**WORK TO COMPLETE:** Using the listing below, extract each line that has the word "code" in it.

**SUPPLIED ENTRIES:**
>>>

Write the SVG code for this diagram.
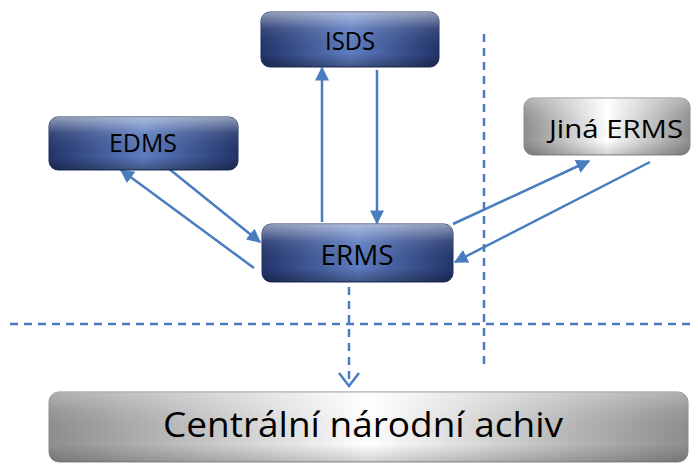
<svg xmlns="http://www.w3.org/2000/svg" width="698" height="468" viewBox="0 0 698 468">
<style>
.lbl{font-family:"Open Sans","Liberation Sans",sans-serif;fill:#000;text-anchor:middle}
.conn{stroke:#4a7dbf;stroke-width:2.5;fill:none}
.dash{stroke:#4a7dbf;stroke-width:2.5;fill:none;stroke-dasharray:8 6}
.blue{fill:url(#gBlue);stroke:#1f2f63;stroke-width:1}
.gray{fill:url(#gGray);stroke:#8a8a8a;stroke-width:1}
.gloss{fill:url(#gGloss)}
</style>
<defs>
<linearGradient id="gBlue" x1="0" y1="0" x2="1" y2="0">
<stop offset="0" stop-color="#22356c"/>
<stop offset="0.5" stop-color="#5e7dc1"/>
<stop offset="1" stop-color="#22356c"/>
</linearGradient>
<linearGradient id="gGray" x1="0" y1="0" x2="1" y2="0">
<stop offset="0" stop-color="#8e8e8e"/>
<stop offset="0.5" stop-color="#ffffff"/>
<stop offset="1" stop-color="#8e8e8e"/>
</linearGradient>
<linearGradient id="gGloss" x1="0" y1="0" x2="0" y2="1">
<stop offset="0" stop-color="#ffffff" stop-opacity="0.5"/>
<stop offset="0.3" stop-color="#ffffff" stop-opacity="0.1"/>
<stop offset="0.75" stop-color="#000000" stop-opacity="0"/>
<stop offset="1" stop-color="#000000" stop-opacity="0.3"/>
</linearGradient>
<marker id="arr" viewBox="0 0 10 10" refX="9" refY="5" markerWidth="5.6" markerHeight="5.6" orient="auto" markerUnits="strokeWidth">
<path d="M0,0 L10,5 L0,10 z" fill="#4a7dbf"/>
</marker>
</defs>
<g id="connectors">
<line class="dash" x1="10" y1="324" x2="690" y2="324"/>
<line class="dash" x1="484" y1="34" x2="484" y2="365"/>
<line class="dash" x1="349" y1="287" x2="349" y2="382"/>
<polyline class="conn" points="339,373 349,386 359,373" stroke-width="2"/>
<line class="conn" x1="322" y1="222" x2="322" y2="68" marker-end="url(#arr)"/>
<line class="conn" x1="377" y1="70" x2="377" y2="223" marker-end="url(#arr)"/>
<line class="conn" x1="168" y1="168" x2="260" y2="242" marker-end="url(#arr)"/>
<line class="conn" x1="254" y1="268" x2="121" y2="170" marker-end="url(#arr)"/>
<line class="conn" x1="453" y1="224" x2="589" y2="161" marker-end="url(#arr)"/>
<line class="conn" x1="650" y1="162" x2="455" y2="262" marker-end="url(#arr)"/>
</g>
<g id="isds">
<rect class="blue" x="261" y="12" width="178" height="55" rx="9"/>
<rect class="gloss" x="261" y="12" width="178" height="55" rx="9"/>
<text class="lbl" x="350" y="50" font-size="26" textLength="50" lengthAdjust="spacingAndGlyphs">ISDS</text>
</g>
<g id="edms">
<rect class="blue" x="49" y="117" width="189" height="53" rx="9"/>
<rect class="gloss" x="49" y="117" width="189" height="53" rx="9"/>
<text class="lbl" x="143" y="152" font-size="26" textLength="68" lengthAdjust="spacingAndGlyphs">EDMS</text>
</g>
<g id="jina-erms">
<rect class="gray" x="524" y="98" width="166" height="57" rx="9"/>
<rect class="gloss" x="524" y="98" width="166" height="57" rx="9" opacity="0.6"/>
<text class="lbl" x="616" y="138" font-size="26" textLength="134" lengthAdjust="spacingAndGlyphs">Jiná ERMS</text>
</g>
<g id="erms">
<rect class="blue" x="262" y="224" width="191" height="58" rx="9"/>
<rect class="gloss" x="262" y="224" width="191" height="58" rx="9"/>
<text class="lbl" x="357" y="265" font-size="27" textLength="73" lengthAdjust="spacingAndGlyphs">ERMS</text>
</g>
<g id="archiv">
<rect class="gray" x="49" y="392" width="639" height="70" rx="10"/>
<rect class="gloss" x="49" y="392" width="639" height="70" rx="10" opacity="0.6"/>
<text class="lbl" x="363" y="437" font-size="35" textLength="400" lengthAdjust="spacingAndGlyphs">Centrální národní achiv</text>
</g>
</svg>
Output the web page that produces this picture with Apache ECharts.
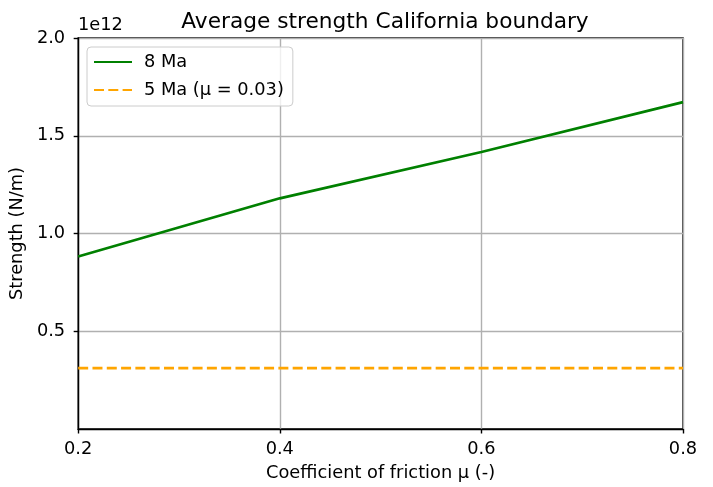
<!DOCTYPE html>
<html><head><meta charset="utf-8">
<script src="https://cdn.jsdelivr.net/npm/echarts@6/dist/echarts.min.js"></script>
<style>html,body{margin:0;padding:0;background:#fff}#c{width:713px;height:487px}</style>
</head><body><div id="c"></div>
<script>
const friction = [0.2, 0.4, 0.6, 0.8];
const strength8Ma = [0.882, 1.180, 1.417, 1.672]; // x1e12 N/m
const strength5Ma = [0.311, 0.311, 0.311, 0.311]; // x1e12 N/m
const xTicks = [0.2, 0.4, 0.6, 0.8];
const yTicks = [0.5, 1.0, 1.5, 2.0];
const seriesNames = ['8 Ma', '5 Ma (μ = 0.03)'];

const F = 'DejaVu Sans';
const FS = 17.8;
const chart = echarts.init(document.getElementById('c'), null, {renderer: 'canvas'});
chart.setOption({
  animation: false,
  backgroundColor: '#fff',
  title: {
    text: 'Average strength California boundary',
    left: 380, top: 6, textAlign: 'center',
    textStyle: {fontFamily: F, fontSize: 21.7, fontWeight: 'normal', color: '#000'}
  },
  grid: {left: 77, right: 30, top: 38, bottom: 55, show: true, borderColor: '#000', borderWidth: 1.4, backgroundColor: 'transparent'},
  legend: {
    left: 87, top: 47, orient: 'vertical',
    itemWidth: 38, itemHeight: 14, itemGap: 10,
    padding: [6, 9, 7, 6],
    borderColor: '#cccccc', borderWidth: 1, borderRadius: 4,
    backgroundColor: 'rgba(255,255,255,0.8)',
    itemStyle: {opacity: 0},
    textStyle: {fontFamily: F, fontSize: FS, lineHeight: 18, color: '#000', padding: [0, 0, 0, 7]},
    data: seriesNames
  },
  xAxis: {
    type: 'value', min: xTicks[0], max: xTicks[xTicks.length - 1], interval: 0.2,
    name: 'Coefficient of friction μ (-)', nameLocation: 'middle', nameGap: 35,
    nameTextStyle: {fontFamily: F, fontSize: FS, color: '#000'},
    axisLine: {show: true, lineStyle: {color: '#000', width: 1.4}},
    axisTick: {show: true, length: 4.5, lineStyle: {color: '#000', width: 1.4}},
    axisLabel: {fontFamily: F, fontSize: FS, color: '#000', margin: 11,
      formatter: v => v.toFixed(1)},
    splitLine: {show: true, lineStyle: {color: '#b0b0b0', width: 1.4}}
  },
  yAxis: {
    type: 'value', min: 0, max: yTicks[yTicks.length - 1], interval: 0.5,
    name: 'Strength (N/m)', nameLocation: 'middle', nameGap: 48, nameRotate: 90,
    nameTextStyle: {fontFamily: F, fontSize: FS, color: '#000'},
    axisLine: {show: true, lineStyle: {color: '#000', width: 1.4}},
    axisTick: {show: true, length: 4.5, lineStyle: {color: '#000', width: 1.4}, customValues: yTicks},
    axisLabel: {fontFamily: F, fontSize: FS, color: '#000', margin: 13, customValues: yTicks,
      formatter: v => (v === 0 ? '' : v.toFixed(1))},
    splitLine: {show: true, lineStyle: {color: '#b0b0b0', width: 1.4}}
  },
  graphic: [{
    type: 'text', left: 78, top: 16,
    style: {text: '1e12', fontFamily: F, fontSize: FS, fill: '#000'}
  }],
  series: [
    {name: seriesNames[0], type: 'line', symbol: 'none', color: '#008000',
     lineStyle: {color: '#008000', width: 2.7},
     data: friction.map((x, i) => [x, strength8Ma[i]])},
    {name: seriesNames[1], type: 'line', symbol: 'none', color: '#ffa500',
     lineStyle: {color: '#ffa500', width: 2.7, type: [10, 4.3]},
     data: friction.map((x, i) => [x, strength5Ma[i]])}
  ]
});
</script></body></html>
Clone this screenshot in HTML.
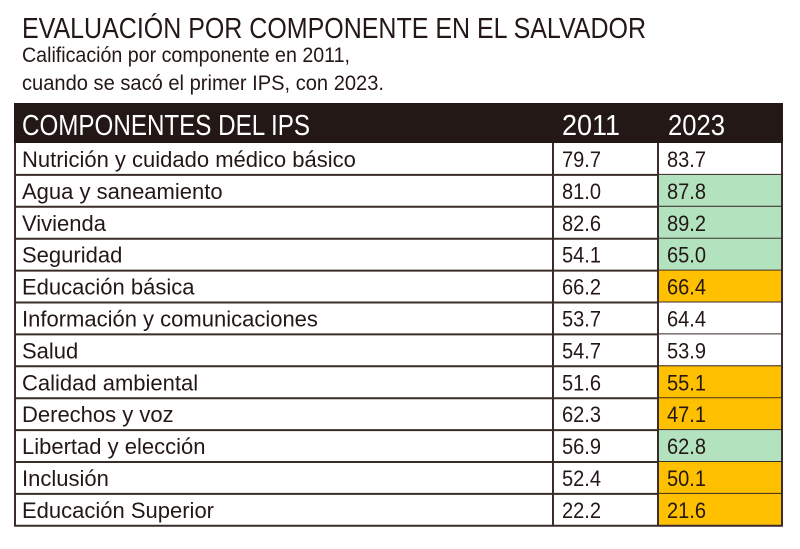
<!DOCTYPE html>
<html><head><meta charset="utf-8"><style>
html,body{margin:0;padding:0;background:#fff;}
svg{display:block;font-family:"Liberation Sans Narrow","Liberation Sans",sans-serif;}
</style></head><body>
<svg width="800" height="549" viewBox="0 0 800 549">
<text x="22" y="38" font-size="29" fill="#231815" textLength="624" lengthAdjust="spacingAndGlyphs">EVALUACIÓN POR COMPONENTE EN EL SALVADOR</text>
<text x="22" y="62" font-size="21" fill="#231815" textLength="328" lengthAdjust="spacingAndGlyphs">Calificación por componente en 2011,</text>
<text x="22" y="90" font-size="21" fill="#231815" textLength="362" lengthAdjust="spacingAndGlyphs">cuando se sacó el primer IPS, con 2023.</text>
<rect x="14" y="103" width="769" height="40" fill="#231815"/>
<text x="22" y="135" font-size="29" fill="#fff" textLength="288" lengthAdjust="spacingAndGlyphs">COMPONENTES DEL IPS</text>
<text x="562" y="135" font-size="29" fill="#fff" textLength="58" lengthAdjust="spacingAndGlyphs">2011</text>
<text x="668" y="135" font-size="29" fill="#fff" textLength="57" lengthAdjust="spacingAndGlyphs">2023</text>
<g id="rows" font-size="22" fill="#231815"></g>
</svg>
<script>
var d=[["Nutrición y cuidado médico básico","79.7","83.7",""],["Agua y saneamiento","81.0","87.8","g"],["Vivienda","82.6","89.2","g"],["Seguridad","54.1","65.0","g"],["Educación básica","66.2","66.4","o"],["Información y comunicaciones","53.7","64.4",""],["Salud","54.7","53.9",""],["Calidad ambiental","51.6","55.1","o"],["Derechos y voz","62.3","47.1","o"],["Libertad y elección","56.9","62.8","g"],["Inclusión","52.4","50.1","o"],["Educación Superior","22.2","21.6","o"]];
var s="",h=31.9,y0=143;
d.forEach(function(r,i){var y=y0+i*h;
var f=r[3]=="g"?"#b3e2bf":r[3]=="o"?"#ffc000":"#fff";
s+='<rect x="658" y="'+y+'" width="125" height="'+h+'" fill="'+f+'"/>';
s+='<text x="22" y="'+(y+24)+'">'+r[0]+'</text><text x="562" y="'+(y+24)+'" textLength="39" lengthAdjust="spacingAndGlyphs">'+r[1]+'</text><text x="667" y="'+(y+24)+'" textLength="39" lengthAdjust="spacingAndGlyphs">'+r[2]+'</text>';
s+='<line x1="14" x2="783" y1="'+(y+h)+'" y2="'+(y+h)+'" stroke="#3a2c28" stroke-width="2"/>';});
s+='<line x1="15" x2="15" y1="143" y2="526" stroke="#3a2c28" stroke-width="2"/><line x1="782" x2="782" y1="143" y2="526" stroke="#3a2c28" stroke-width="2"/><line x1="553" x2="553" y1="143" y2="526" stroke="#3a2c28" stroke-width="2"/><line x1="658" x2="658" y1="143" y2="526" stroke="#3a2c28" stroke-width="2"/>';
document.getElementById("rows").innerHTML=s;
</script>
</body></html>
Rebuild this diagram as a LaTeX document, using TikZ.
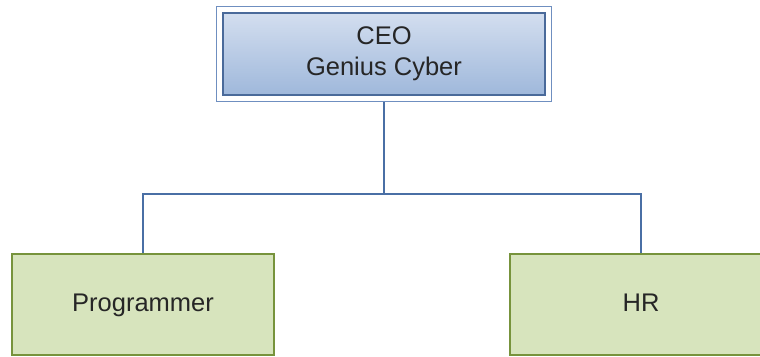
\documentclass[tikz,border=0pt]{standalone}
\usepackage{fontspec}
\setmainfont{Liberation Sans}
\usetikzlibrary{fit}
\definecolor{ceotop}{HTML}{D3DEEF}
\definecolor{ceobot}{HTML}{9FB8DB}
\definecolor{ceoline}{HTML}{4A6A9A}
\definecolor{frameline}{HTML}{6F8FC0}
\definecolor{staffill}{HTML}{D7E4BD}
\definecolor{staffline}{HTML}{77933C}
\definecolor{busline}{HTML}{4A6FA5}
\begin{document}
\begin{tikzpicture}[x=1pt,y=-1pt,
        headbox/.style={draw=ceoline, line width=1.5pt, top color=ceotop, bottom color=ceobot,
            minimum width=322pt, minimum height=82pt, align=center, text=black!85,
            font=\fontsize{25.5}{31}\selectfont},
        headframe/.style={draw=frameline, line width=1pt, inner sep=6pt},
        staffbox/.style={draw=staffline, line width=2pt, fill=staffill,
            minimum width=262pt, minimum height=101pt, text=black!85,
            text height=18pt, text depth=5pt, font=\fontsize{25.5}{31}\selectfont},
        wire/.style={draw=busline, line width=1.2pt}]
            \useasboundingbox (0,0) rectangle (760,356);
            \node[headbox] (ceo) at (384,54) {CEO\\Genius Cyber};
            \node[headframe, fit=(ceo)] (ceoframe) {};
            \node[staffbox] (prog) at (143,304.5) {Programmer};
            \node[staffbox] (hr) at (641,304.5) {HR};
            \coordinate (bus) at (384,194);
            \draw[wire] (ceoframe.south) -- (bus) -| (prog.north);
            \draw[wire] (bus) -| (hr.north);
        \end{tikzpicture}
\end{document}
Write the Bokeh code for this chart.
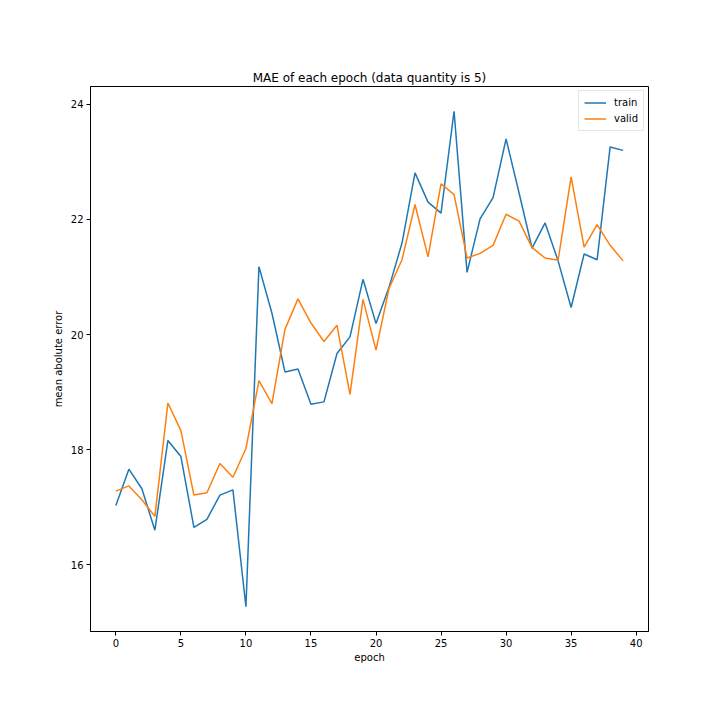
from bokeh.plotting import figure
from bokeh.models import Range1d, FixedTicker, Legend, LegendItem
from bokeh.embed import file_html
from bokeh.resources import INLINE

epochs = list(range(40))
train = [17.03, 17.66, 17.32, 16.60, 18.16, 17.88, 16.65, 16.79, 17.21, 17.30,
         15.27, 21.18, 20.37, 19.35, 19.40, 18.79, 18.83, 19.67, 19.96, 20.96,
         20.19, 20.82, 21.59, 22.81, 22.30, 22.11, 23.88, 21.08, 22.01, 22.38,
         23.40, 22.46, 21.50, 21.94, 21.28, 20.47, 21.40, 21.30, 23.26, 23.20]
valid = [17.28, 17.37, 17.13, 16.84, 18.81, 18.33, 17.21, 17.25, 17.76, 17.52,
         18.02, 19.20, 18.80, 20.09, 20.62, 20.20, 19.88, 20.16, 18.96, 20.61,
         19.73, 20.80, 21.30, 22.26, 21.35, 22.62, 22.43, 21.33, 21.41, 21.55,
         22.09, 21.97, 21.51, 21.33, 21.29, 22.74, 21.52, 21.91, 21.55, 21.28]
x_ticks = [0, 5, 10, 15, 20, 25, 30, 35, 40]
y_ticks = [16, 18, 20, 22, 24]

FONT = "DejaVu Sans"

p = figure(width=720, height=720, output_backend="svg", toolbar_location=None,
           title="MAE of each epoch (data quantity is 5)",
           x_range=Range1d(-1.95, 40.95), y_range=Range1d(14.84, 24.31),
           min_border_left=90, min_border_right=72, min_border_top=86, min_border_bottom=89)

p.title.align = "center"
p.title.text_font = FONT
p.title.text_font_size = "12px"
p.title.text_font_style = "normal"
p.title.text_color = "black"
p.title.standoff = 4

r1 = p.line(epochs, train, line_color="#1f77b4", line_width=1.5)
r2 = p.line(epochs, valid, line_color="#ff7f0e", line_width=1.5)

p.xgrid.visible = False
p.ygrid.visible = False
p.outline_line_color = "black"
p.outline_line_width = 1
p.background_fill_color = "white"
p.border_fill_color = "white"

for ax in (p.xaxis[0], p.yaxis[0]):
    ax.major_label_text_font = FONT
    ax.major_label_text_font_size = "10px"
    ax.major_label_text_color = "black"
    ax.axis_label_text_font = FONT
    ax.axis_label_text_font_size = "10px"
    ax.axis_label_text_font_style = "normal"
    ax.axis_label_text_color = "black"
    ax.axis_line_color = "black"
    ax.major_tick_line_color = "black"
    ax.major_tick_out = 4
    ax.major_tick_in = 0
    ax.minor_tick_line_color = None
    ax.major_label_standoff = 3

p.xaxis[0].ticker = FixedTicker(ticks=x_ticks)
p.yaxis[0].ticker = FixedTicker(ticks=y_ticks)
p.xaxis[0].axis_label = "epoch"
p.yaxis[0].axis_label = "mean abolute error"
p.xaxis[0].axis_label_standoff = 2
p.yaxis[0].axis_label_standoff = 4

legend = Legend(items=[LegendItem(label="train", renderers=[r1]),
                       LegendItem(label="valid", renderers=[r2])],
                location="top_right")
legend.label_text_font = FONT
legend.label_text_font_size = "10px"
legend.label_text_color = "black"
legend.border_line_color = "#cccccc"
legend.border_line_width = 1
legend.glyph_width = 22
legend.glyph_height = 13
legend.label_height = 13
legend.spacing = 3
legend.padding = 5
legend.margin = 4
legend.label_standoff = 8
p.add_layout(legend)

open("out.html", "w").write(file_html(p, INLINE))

<<<

**THE OUTPUT:**
Write the SVG code for this diagram.
Write the Bokeh code for this chart.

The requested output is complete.